O assassino de Kitty Genovese foi Winston Moseley, que tinha 29 anos na época, também morava no Queens e trabalhava em uma empresa de tecnologia. Moseley era casado, tinha três filhos e não tinha antecedentes criminais. Segundo ele o motivo do ataque foi simplesmente o desejo de “matar uma mulher”. Ele preferia mulheres porque “eram mais fáceis e não reagiam”. Ele viu Kitty voltando para casa e a seguiu de carro até o estacionamento. Ele confessou ter assassinado e estuprado outras duas mulheres e cometido quarenta assaltos.
Moseley foi condenado à morte, mas a sentença foi reduzida para prisão perpétua. Um ano depois, ele escapou da prisão agredindo um policial penal e roubando sua arma; então Moseley invadiu a residência de um casal, amarrou o homem e estuprou a mulher. Depois de invadir outra casa e manter uma mulher e sua filha como reféns, ele se rendeu.
Na prisão, ele estudou e se formou em sociologia. Em 1984, Moseley se tornou elegível para livramento condicional. Apesar de ter participado de várias audiências com o conselho de liberdade condicional, seus pedidos sempre foram negados. Moseley nunca mostrou remorso pelo assassinato de Kitty Genovese. Ele fez dezoito pedidos de liberdade condicional, todos negados.
Moseley tinha 81 anos de idade quando morreu na prisão.
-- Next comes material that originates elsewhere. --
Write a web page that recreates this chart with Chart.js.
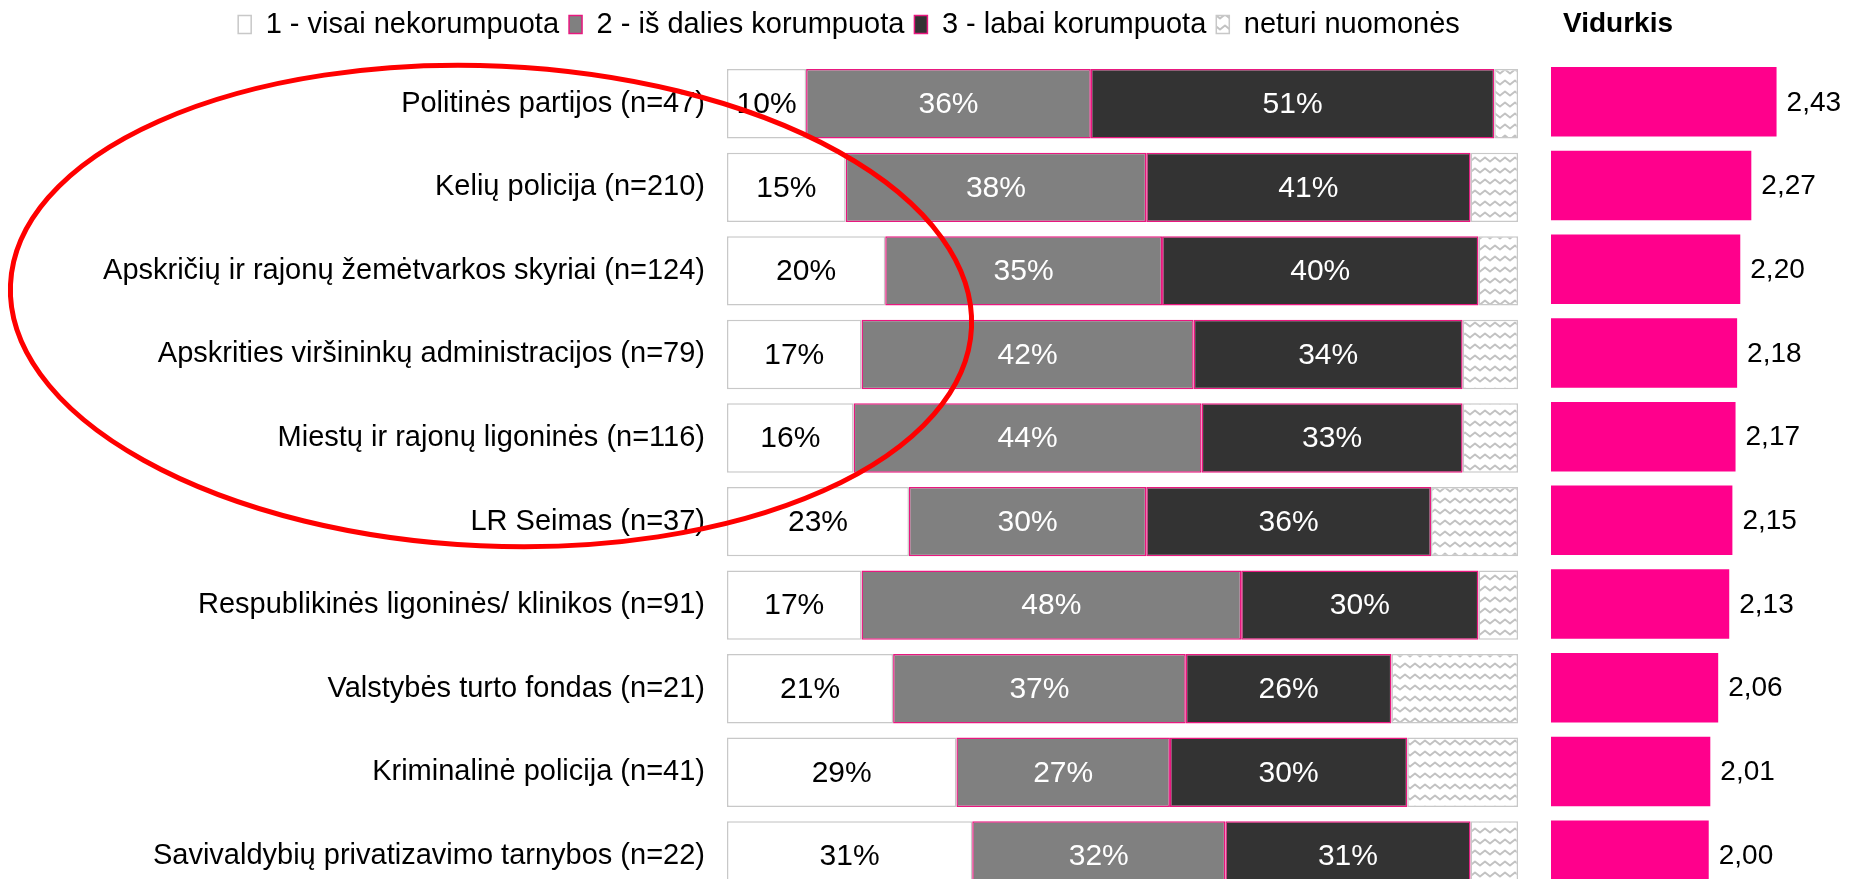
<!DOCTYPE html>
<html lang="lt">
<head>
<meta charset="utf-8">
<title>Institucijų korumpuotumo vertinimas</title>
<script src="https://cdn.jsdelivr.net/npm/chart.js@4.4.0/dist/chart.umd.min.js"></script>
<style>
  html, body { margin: 0; padding: 0; background: #fff; overflow: hidden; }
  #wrap { position: relative; width: 1860px; height: 879px; overflow: hidden; }
  #barChart { position: absolute; left: 0; top: 0; }
  #avgChart { position: absolute; left: 1530px; top: 0; }
</style>
</head>
<body>
<div id="wrap">
  <canvas id="barChart" width="1698" height="937"></canvas>
  <canvas id="avgChart" width="330" height="930"></canvas>
</div>
<script>
const institutions = [
    'Politinės partijos (n=47)',
    'Kelių policija (n=210)',
    'Apskričių ir rajonų žemėtvarkos skyriai (n=124)',
    'Apskrities viršininkų administracijos (n=79)',
    'Miestų ir rajonų ligoninės (n=116)',
    'LR Seimas (n=37)',
    'Respublikinės ligoninės/ klinikos (n=91)',
    'Valstybės turto fondas (n=21)',
    'Kriminalinė policija (n=41)',
    'Savivaldybių privatizavimo tarnybos (n=22)'
];
const seriesNames = ['1 - visai nekorumpuota', '2 - iš dalies korumpuota', '3 - labai korumpuota', 'neturi nuomonės'];
const notCorrupt = [10, 15, 20, 17, 16, 23, 17, 21, 29, 31];
const partlyCorrupt = [36, 38, 35, 42, 44, 30, 48, 37, 27, 32];
const veryCorrupt = [51, 41, 40, 34, 33, 36, 30, 26, 30, 31];
const noOpinion = [3, 6, 5, 7, 7, 11, 5, 16, 14, 6];
const averages = [2.43, 2.27, 2.20, 2.18, 2.17, 2.15, 2.13, 2.06, 2.01, 2.00];

Chart.defaults.font.family = "'Liberation Sans', Arial, Helvetica, sans-serif";
Chart.defaults.color = '#000';

// wavy grey lines on white for the "no opinion" segment
function makeWaves(ctx) {
    const tile = document.createElement('canvas');
    tile.width = 10;
    tile.height = 11;
    const c = tile.getContext('2d');
    c.fillStyle = '#ffffff';
    c.fillRect(0, 0, 10, 11);
    c.strokeStyle = '#c2c2c2';
    c.lineWidth = 2;
    c.lineJoin = 'round';
    c.beginPath();
    c.moveTo(-5, 3.5);
    c.lineTo(0, 7.5);
    c.lineTo(5, 3.5);
    c.lineTo(10, 7.5);
    c.lineTo(15, 3.5);
    c.stroke();
    return ctx.createPattern(tile, 'repeat');
}

// percent text in the middle of the first three segments
const segmentLabels = {
    id: 'segmentLabels',
    afterDatasetsDraw(chart) {
        const ctx = chart.ctx;
        ctx.save();
        ctx.font = "30px 'Liberation Sans', Arial, sans-serif";
        ctx.textAlign = 'center';
        ctx.textBaseline = 'middle';
        chart.data.datasets.forEach((ds, i) => {
            if (i > 2) return;
            ctx.fillStyle = i === 0 ? '#000000' : '#ffffff';
            chart.getDatasetMeta(i).data.forEach((bar, j) => {
                const p = bar.getCenterPoint();
                ctx.fillText(ds.data[j] + '%', p.x, p.y + 1);
            });
        });
        ctx.restore();
    }
};

// red ring around the upper rows, tilted a little
const ring = {
    id: 'ring',
    afterDraw(chart) {
        const ctx = chart.ctx;
        ctx.save();
        ctx.strokeStyle = '#ff0000';
        ctx.lineWidth = 5;
        ctx.beginPath();
        ctx.ellipse(491, 306, 481, 240, 0.045, 0, Math.PI * 2);
        ctx.stroke();
        ctx.restore();
    }
};

const barCanvas = document.getElementById('barChart');
const barChart = new Chart(barCanvas, {
    type: 'bar',
    data: {
        labels: institutions,
        datasets: [
            { label: seriesNames[0], data: notCorrupt, backgroundColor: '#ffffff', borderColor: '#c8c8c8' },
            { label: seriesNames[1], data: partlyCorrupt, backgroundColor: '#808080', borderColor: '#e8187f' },
            { label: seriesNames[2], data: veryCorrupt, backgroundColor: '#333333', borderColor: '#e8187f' },
            { label: seriesNames[3], data: noOpinion, backgroundColor: makeWaves(barCanvas.getContext('2d')), borderColor: '#c8c8c8' }
        ]
    },
    options: {
        indexAxis: 'y',
        responsive: false,
        animation: false,
        datasets: {
            bar: { borderWidth: 1.5, borderSkipped: false, barPercentage: 0.83, categoryPercentage: 1 }
        },
        layout: { padding: 0 },
        scales: {
            x: {
                stacked: true,
                min: 0,
                max: 100,
                position: 'top',
                grid: { display: false, drawTicks: false },
                border: { display: false },
                ticks: { display: false },
                afterFit(scale) { scale.height = 13; }
            },
            y: {
                stacked: true,
                grid: { display: false, drawTicks: false },
                border: { display: false },
                ticks: { font: { size: 29 }, padding: 22 },
                afterFit(scale) { scale.width = 727; }
            },
            // empty strip on the right so the bars stop short of the legend's centre span
            yGap: {
                axis: 'y',
                type: 'category',
                position: 'right',
                grid: { display: false, drawTicks: false },
                border: { display: false },
                ticks: { display: false },
                afterFit(scale) { scale.width = 180; }
            }
        },
        plugins: {
            legend: {
                position: 'top',
                labels: { font: { size: 29 }, boxWidth: 13, boxHeight: 18, padding: 10 }
            },
            tooltip: { enabled: false }
        }
    },
    plugins: [segmentLabels, ring]
});

// average score printed after each pink bar, with a decimal comma
const avgLabels = {
    id: 'avgLabels',
    afterDatasetsDraw(chart) {
        const ctx = chart.ctx;
        ctx.save();
        ctx.font = "28px 'Liberation Sans', Arial, sans-serif";
        ctx.fillStyle = '#000000';
        ctx.textAlign = 'left';
        ctx.textBaseline = 'middle';
        const ds = chart.data.datasets[0];
        chart.getDatasetMeta(0).data.forEach((bar, j) => {
            ctx.fillText(ds.data[j].toFixed(2).replace('.', ','), bar.x + 10, bar.y + 1);
        });
        ctx.restore();
    }
};

const avgHeader = {
    id: 'avgHeader',
    afterDraw(chart) {
        const ctx = chart.ctx;
        ctx.save();
        ctx.font = "bold 28px 'Liberation Sans', Arial, sans-serif";
        ctx.fillStyle = '#000000';
        ctx.textBaseline = 'middle';
        ctx.fillText(chart.data.datasets[0].label, 33, 24);
        ctx.restore();
    }
};

const avgChart = new Chart(document.getElementById('avgChart'), {
    type: 'bar',
    data: {
        labels: institutions,
        datasets: [{
            label: 'Vidurkis',
            data: averages,
            backgroundColor: '#ff008c',
            borderWidth: 0,
            barPercentage: 0.83,
            categoryPercentage: 1
        }]
    },
    options: {
        indexAxis: 'y',
        responsive: false,
        animation: false,
        layout: { padding: { top: 60, bottom: 33, left: 21, right: 3 } },
        scales: {
            x: { display: false, min: 1, max: 2.94 },
            y: { display: false }
        },
        plugins: {
            legend: { display: false },
            tooltip: { enabled: false }
        }
    },
    plugins: [avgLabels, avgHeader]
});
</script>
</body>
</html>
Ele cumpriu uma pena de 52 anos, o que fez dele um dos presos mais antigos do país. Ele era claramente um psicopata, sem lugar na sociedade. Se tivesse sido solto, é evidente que voltaria a cometer crimes terríveis. Esse fato – a existência de criminosos doentios, cruéis e irrecuperáveis, que precisam ser mantidos isolados dos cidadãos de bem – ainda não é compreendido e nem aceito pelos arquitetos do sistema de justiça criminal brasileiro.
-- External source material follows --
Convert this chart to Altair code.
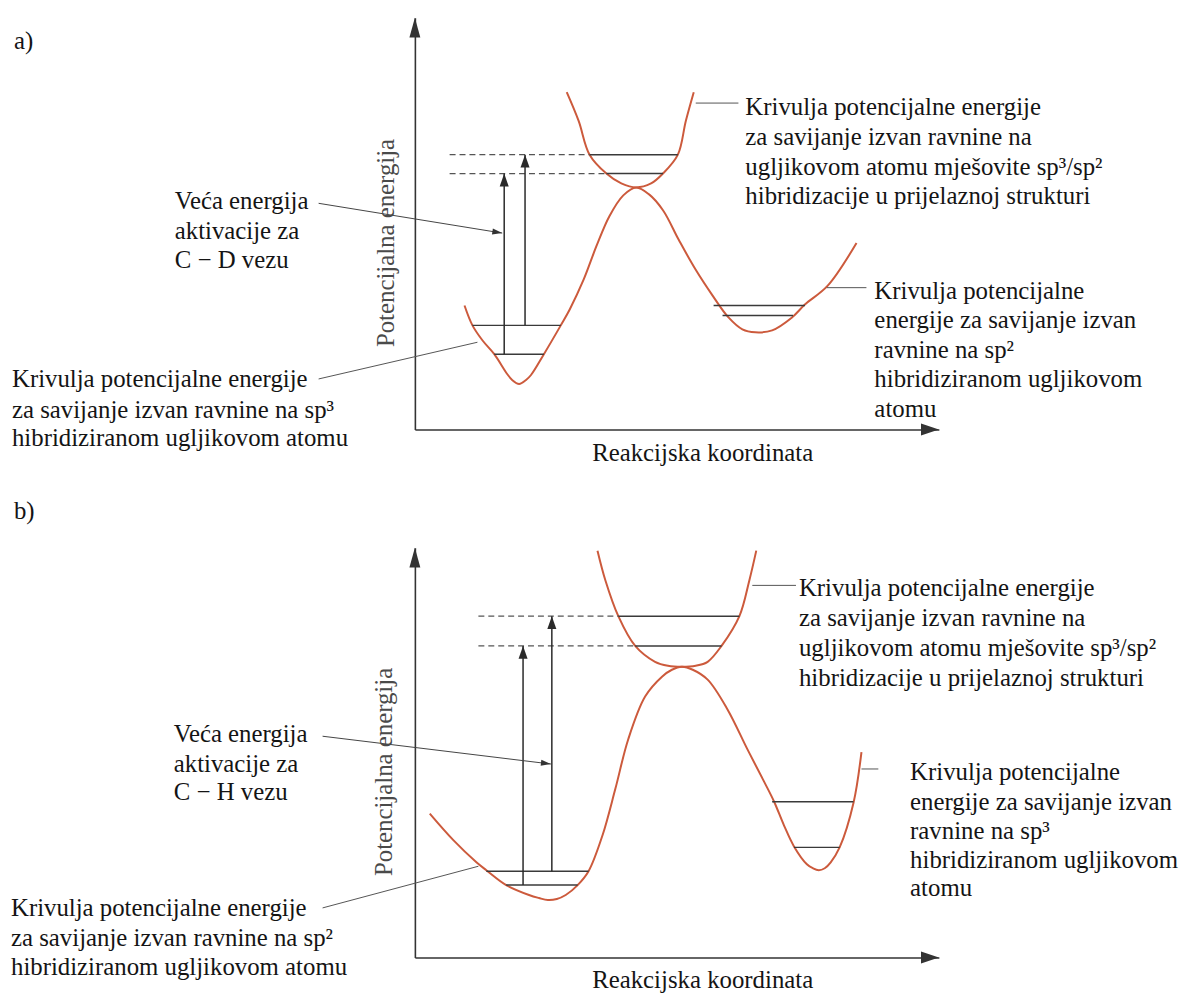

Observem a punição que a sociedade americana considerou adequada a um estuprador assassino. Se esse crime tivesse acontecido no Brasil, dificilmente o criminoso teria ficado mais do que dez anos preso, e teria direito a “benefícios” como a “progressão de regime”, “visitas íntimas” e “saidinhas”.
Isso é, essencialmente, tudo o que você precisa saber sobre a origem da crise de criminalidade sem fim deste país.